Problem: Return the listing below verbatim. Pictures do not belong in the copy.

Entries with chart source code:
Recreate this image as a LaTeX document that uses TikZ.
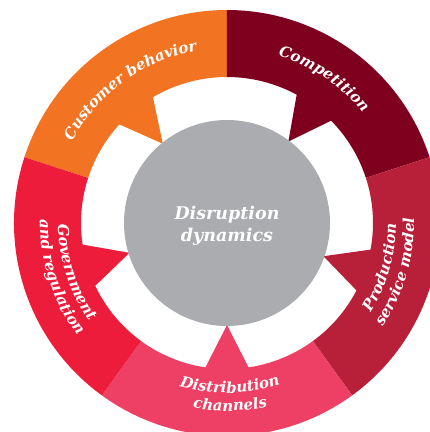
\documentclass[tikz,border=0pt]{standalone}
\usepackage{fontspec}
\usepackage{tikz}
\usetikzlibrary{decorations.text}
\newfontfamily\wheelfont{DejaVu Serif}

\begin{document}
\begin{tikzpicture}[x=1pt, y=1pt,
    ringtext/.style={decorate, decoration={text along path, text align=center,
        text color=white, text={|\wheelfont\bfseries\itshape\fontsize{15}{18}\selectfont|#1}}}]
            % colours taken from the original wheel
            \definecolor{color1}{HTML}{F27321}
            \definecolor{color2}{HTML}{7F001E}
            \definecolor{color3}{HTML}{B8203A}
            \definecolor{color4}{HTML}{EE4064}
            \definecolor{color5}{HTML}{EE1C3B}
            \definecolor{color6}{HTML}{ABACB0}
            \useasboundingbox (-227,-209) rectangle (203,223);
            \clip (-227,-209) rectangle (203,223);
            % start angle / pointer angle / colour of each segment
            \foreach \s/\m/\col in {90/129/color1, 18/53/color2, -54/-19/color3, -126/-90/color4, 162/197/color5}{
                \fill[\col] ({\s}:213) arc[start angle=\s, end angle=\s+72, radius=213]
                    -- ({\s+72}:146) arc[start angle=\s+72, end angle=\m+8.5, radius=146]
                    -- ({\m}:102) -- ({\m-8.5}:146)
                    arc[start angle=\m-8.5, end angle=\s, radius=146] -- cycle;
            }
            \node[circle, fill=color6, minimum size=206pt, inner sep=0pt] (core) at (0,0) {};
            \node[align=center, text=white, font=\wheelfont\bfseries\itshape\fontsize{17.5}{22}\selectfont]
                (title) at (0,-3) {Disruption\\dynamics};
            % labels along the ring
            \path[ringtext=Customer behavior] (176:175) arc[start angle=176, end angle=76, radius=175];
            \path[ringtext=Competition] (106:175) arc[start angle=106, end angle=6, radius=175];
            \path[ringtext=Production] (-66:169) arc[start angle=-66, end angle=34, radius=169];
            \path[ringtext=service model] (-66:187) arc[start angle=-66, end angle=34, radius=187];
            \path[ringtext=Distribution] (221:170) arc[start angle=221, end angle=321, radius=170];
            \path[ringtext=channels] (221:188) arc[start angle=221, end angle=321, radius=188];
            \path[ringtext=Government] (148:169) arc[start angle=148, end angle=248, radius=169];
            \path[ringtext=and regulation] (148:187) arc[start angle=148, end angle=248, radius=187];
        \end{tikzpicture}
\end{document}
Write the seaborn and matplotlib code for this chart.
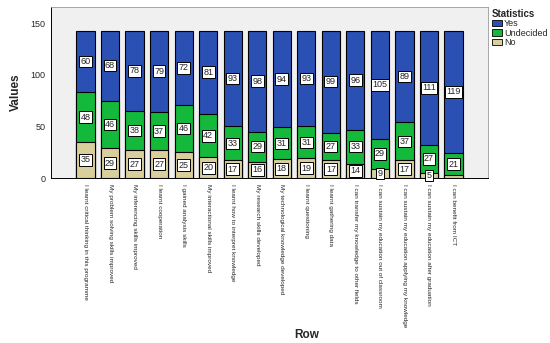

Answer to this problem:
Recreate this image as a LaTeX document that uses TikZ.
\documentclass[tikz,border=0pt]{standalone}
\usepackage{fontspec}
\usepackage{tikz}
\usetikzlibrary{decorations.text}
\newfontfamily\wheelfont{DejaVu Serif}

\begin{document}
\begin{tikzpicture}[x=1pt, y=1pt,
    ringtext/.style={decorate, decoration={text along path, text align=center,
        text color=white, text={|\wheelfont\bfseries\itshape\fontsize{15}{18}\selectfont|#1}}}]
            % colours taken from the original wheel
            \definecolor{color1}{HTML}{F27321}
            \definecolor{color2}{HTML}{7F001E}
            \definecolor{color3}{HTML}{B8203A}
            \definecolor{color4}{HTML}{EE4064}
            \definecolor{color5}{HTML}{EE1C3B}
            \definecolor{color6}{HTML}{ABACB0}
            \useasboundingbox (-227,-209) rectangle (203,223);
            \clip (-227,-209) rectangle (203,223);
            % start angle / pointer angle / colour of each segment
            \foreach \s/\m/\col in {90/129/color1, 18/53/color2, -54/-19/color3, -126/-90/color4, 162/197/color5}{
                \fill[\col] ({\s}:213) arc[start angle=\s, end angle=\s+72, radius=213]
                    -- ({\s+72}:146) arc[start angle=\s+72, end angle=\m+8.5, radius=146]
                    -- ({\m}:102) -- ({\m-8.5}:146)
                    arc[start angle=\m-8.5, end angle=\s, radius=146] -- cycle;
            }
            \node[circle, fill=color6, minimum size=206pt, inner sep=0pt] (core) at (0,0) {};
            \node[align=center, text=white, font=\wheelfont\bfseries\itshape\fontsize{17.5}{22}\selectfont]
                (title) at (0,-3) {Disruption\\dynamics};
            % labels along the ring
            \path[ringtext=Customer behavior] (176:175) arc[start angle=176, end angle=76, radius=175];
            \path[ringtext=Competition] (106:175) arc[start angle=106, end angle=6, radius=175];
            \path[ringtext=Production] (-66:169) arc[start angle=-66, end angle=34, radius=169];
            \path[ringtext=service model] (-66:187) arc[start angle=-66, end angle=34, radius=187];
            \path[ringtext=Distribution] (221:170) arc[start angle=221, end angle=321, radius=170];
            \path[ringtext=channels] (221:188) arc[start angle=221, end angle=321, radius=188];
            \path[ringtext=Government] (148:169) arc[start angle=148, end angle=248, radius=169];
            \path[ringtext=and regulation] (148:187) arc[start angle=148, end angle=248, radius=187];
        \end{tikzpicture}
\end{document}
Write the seaborn and matplotlib code for this chart.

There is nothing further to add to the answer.